The Knicks still have some things to work on.
The New York Knicks needed a win badly, and they got one on Wednesday night, beating the Memphis Grizzlies 130-119 to snap a three-game skid that had the fan base getting restless heading into the final stretch of the season.
The offense looked sharp, the ball was moving, and three different Knicks scored 20 or more points.
But even after all of that, Mikal Bridges wasn't totally satisfied.
"It was good. We were sharing the ball, all that stuff. I think defensively we could've been better, still gave up a lot of points," Bridges said. "Offensively, we were sharing the ball, moving well. But defensively, we could've done better."
He's not wrong, either.
The Knicks (49-28) gave up 119 points to a Grizzlies team sitting at 25-51 that was missing Ja Morant, Zach Edey, and a handful of other key players.
New York allowed Memphis to cut an 18-point lead down to three in the third quarter before pulling away again, and that kind of lapse is exactly what keeps a team from being truly elite.
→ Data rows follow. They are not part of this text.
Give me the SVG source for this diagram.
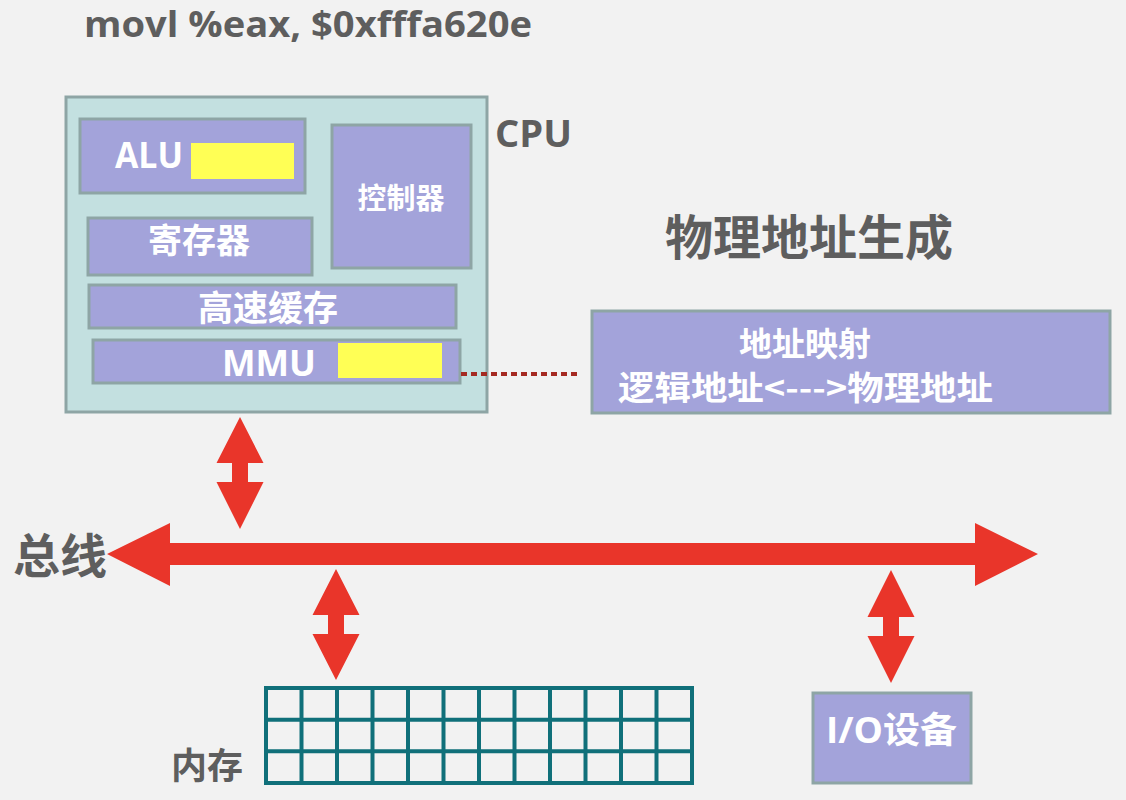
<svg xmlns="http://www.w3.org/2000/svg" width="1126" height="800" viewBox="0 0 1126 800">
<style>
.lat{font-family:"Open Sans","Liberation Sans","Noto Sans CJK SC",sans-serif;font-weight:bold}
.cjk{font-family:"Noto Sans CJK SC","Noto Sans",sans-serif;font-weight:bold}
.gray{fill:#5e5e5e}
.white{fill:#ffffff}
.box{fill:#a3a3da;stroke:#8ea5a5;stroke-width:3}
.yel{fill:#ffff55}
.red{fill:#e9352a}
.grid{fill:none;stroke:#10707a;stroke-width:4}
</style>
<rect x="0" y="0" width="1126" height="800" fill="#f2f2f2"/>
<text class="lat gray" x="84" y="37" font-size="35" textLength="448" lengthAdjust="spacingAndGlyphs">movl %eax, $0xfffa620e</text>
<text class="lat gray" x="495" y="147" font-size="37" textLength="77" lengthAdjust="spacingAndGlyphs">CPU</text>
<text class="cjk gray" x="809" y="255" font-size="48" text-anchor="middle">物理地址生成</text>
<text class="cjk gray" x="60" y="573" font-size="47" text-anchor="middle">总线</text>
<text class="cjk gray" x="207" y="779" font-size="36" text-anchor="middle">内存</text>

<g id="cpu">
<rect x="66" y="97" width="421" height="315" fill="#c3e0e0" stroke="#8ea5a5" stroke-width="3"/>
</g>
<g id="alu">
<rect class="box" x="80" y="119" width="225" height="74"/>
<rect class="yel" x="191" y="143" width="103" height="36"/>
<text class="lat white" x="115" y="168" font-size="36" textLength="68" lengthAdjust="spacingAndGlyphs">ALU</text>
</g>
<g id="controller">
<rect class="box" x="332" y="125" width="139" height="143"/>
<text class="cjk white" x="401" y="209" font-size="29" text-anchor="middle">控制器</text>
</g>
<g id="register">
<rect class="box" x="88" y="218" width="224" height="57"/>
<text class="cjk white" x="199" y="253" font-size="34" text-anchor="middle">寄存器</text>
</g>
<g id="cache">
<rect class="box" x="89" y="285" width="367" height="43"/>
<text class="cjk white" x="268" y="321" font-size="35" text-anchor="middle">高速缓存</text>
</g>
<g id="mmu">
<rect class="box" x="93" y="340" width="367" height="43"/>
<rect class="yel" x="338" y="343" width="104" height="35"/>
<text class="lat white" x="222" y="376" font-size="35" textLength="94" lengthAdjust="spacingAndGlyphs">MMU</text>
</g>
<g id="mapping">
<rect class="box" x="592" y="311" width="518" height="102"/>
<text class="cjk white" x="805" y="356" font-size="33" text-anchor="middle">地址映射</text>
<text class="cjk white" x="618" y="400" font-size="33" textLength="375" lengthAdjust="spacingAndGlyphs">逻辑地址&lt;---&gt;物理地址</text>
</g>
<g id="memory">
<rect class="grid" x="266" y="688" width="426" height="95"/>
<path class="grid" d="M301.5 688V783M337 688V783M372.5 688V783M408 688V783M443.5 688V783M479 688V783M514.5 688V783M550 688V783M585.5 688V783M621 688V783M656.5 688V783M266 719.7H692M266 751.3H692"/>
</g>
<g id="io">
<rect class="box" x="813" y="693" width="158" height="90"/>
<text class="lat white" x="826" y="743" font-size="36" textLength="131" lengthAdjust="spacingAndGlyphs">I/O设备</text>
</g>
<g id="connectors">
<line x1="461" y1="374" x2="578" y2="374" stroke="#a52a22" stroke-width="4" stroke-dasharray="6 4"/>
<polygon class="red" points="107,554 170,523 170,543 975,543 975,523 1038,554 975,586 975,565 170,565 170,586"/>
<polygon class="red" points="240,417 263.5,463 248,463 248,482 263.5,482 240,529 216.5,482 232,482 232,463 216.5,463"/>
<polygon class="red" points="336,569 359.5,615 344,615 344,634 359.5,634 336,680 312.5,634 328,634 328,615 312.5,615"/>
<polygon class="red" points="891,570 914.5,617 899,617 899,636 914.5,636 891,683 867.5,636 883,636 883,617 867.5,617"/>
</g>
</svg>
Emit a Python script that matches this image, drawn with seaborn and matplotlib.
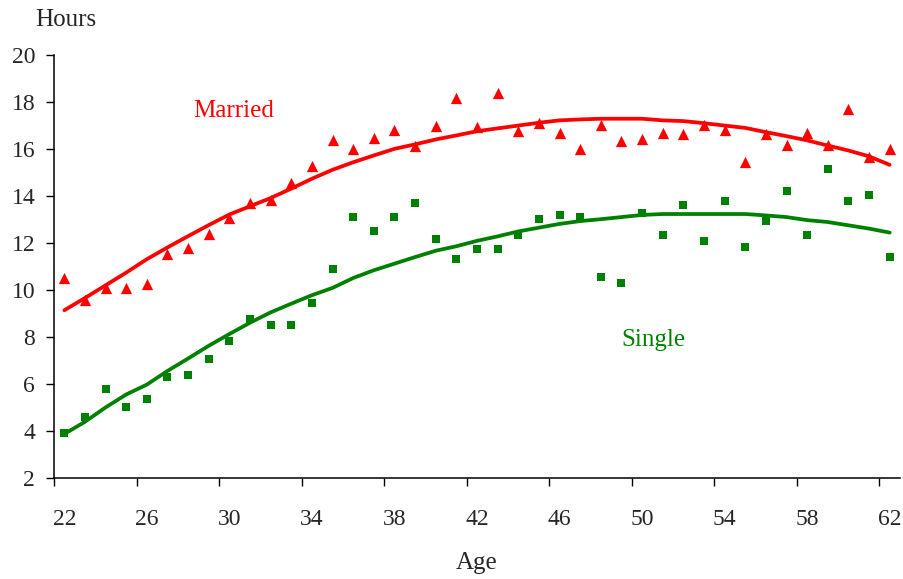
import numpy as np
import pandas as pd
import matplotlib
matplotlib.use("Agg")
import matplotlib.pyplot as plt
import seaborn as sns

ages = list(range(22, 63))

married_pts = [10.5, 9.56, 10.07, 10.07, 10.23, 11.5, 11.76, 12.36, 13.04, 13.67,
               13.8, 14.52, 15.24, 16.35, 16.0, 16.43, 16.77, 16.09, 16.94, 18.15,
               16.9, 18.37, 16.75, 17.08, 16.68, 15.98, 17.02, 16.34, 16.42, 16.68,
               16.6, 17.02, 16.77, 15.41, 16.62, 16.15, 16.68, 16.14, 17.69, 15.65,
               15.99]
single_pts = [3.9, 4.58, 5.78, 5.01, 5.35, 6.29, 6.37, 7.05, 7.81, 8.75,
              8.49, 8.49, 9.43, 10.87, 13.08, 12.48, 13.08, 13.67, 12.14, 11.3,
              11.72, 11.72, 12.31, 12.99, 13.16, 13.08, 10.53, 10.27, 13.25, 12.31,
              13.59, 12.06, 13.76, 11.8, 12.91, 14.18, 12.31, 15.12, 13.76, 14.01,
              11.38]
married_fit = [9.13, 9.65, 10.19, 10.73, 11.3, 11.8, 12.28, 12.75, 13.2, 13.55,
               13.9, 14.3, 14.72, 15.1, 15.42, 15.71, 15.99, 16.18, 16.39, 16.56,
               16.74, 16.86, 16.98, 17.1, 17.2, 17.24, 17.27, 17.27, 17.27, 17.2,
               17.17, 17.08, 16.98, 16.88, 16.7, 16.53, 16.35, 16.13, 15.92, 15.67,
               15.31]
single_fit = [3.87, 4.39, 5.0, 5.55, 5.97, 6.55, 7.08, 7.62, 8.12, 8.6,
              9.04, 9.41, 9.77, 10.08, 10.5, 10.83, 11.11, 11.39, 11.66, 11.85,
              12.08, 12.27, 12.48, 12.64, 12.8, 12.92, 13.0, 13.09, 13.18, 13.22,
              13.22, 13.22, 13.22, 13.22, 13.16, 13.09, 12.96, 12.88, 12.74, 12.6,
              12.43]

y_ticks = list(range(2, 21, 2))
x_label_ages = list(range(22, 63, 4))

sns.set_theme(style="white")
plt.rcParams['font.family'] = ['Liberation Serif', 'DejaVu Serif']

RED = "#ff0000"
GREEN = "#008000"

fig = plt.figure(figsize=(9.04, 5.79), dpi=100)
ax = fig.add_axes([54/904, 1-478/579, (900-54)/904, (478-54.5)/579])

df_pts = pd.DataFrame({"Age": ages, "Married": married_pts, "Single": single_pts})
df_fit = pd.DataFrame({"Age": ages, "Married": married_fit, "Single": single_fit})

sns.lineplot(data=df_fit, x="Age", y="Married", color=RED, linewidth=2.7, ax=ax)
sns.lineplot(data=df_fit, x="Age", y="Single", color=GREEN, linewidth=2.7, ax=ax)
sns.scatterplot(data=df_pts, x="Age", y="Married", marker="^", s=66, color=RED,
                linewidth=0, ax=ax, zorder=3)
sns.scatterplot(data=df_pts, x="Age", y="Single", marker="s", s=36, color=GREEN,
                linewidth=0, ax=ax, zorder=3)

ax.set_xlim(21.5, 62.5)
ax.set_ylim(2, 20)
ax.set_yticks(y_ticks)
ax.set_yticklabels([str(v) for v in y_ticks])
# tick marks at category boundaries, labels at category centres
ax.set_xticks([a - 0.5 for a in x_label_ages])
ax.set_xticklabels([])
ax.set_xticks(x_label_ages, minor=True)
ax.set_xticklabels([str(a) for a in x_label_ages], minor=True)
ax.tick_params(axis="x", which="major", direction="out", length=5.5, width=1.0,
               color="black", bottom=True)
ax.tick_params(axis="x", which="minor", length=0, pad=22, labelsize=17,
               bottom=True)
ax.tick_params(axis="y", direction="out", length=5.5, width=1.0, color="black",
               left=True, pad=8, labelsize=17)

for s in ["top", "right"]:
    ax.spines[s].set_visible(False)
for s in ["left", "bottom"]:
    ax.spines[s].set_color("black")
    ax.spines[s].set_linewidth(1.1)

ax.set_xlabel("")
ax.set_ylabel("")
fig.text(477/904, 1-563/579, "Age", ha="center", va="center", fontsize=18)
fig.text(66/904, 1-20/579, "Hours", ha="center", va="center", fontsize=18)
fig.text(234/904, 1-111/579, "Married", ha="center", va="center", fontsize=18,
         color=RED)
fig.text(653/904, 1-340/579, "Single", ha="center", va="center", fontsize=18,
         color=GREEN)

ax.grid(False)
fig.savefig("out.png", dpi=100, facecolor="white")
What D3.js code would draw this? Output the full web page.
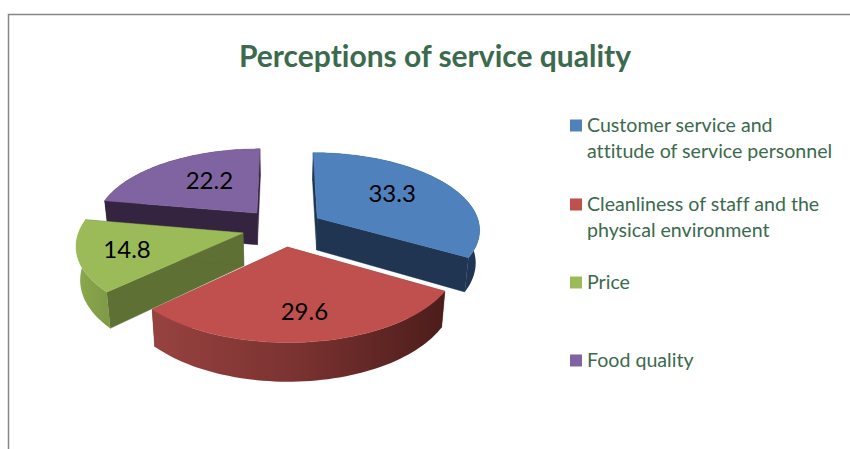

They outrebounded the Grizzlies 49-20 and shot 55 percent from the field, so the talent gap showed up in a big way on offense, but the defensive issues kept the game from ever feeling comfortable.
A Rollercoaster Year in New York
This season has been anything but smooth for the Knicks.
They won the NBA Cup back in December, went on a brutal 2-9 stretch from late December into January, rattled off a seven-game winning streak in late March, and then immediately dropped three straight before Wednesday's game.
For a team that sits third in the East and clinched a playoff spot on March 30th, the swings have been hard to explain.
The talent is clearly there with Jalen Brunson, Karl-Anthony Towns, OG Anunoby, and Bridges all capable of taking over on any given night, but consistency has been the one thing this group can't seem to find.
Bridges Finding His Groove Again
Nobody on this roster knows more about inconsistency this season than Bridges himself.
His month of March was rough by any standard, as he averaged just 10.8 points on 43.1 percent shooting and even had a scoreless game against the Lakers that had people questioning whether he was worth the five first-round picks New York traded to get him.
His season averages of 14.6 points, 3.9 rebounds, and 3.8 assists tell a decent story overall, but March dragged those numbers down in a big way.
Wednesday in Memphis looked like a different player, though.
Bridges dropped 24 points on 9-of-15 shooting, knocked down shots from all over the floor, and showed the kind of aggression the Knicks have been begging for.
The Bigger Picture
What stood out most about his postgame comments was that he didn't celebrate the offensive performance and instead went straight to what needed fixing.
That mindset matters heading into the playoffs, because a team that gives up 119 to a depleted Memphis squad isn't surviving a seven-game series against the top teams in the East.
Karl-Anthony Towns had a triple-double with 20 points, 11 rebounds, and 11 assists, and Anunoby was the best player on the court with 25 and 13 boards, so the pieces were all working on offense.
Now it's about getting the other end right before time runs out.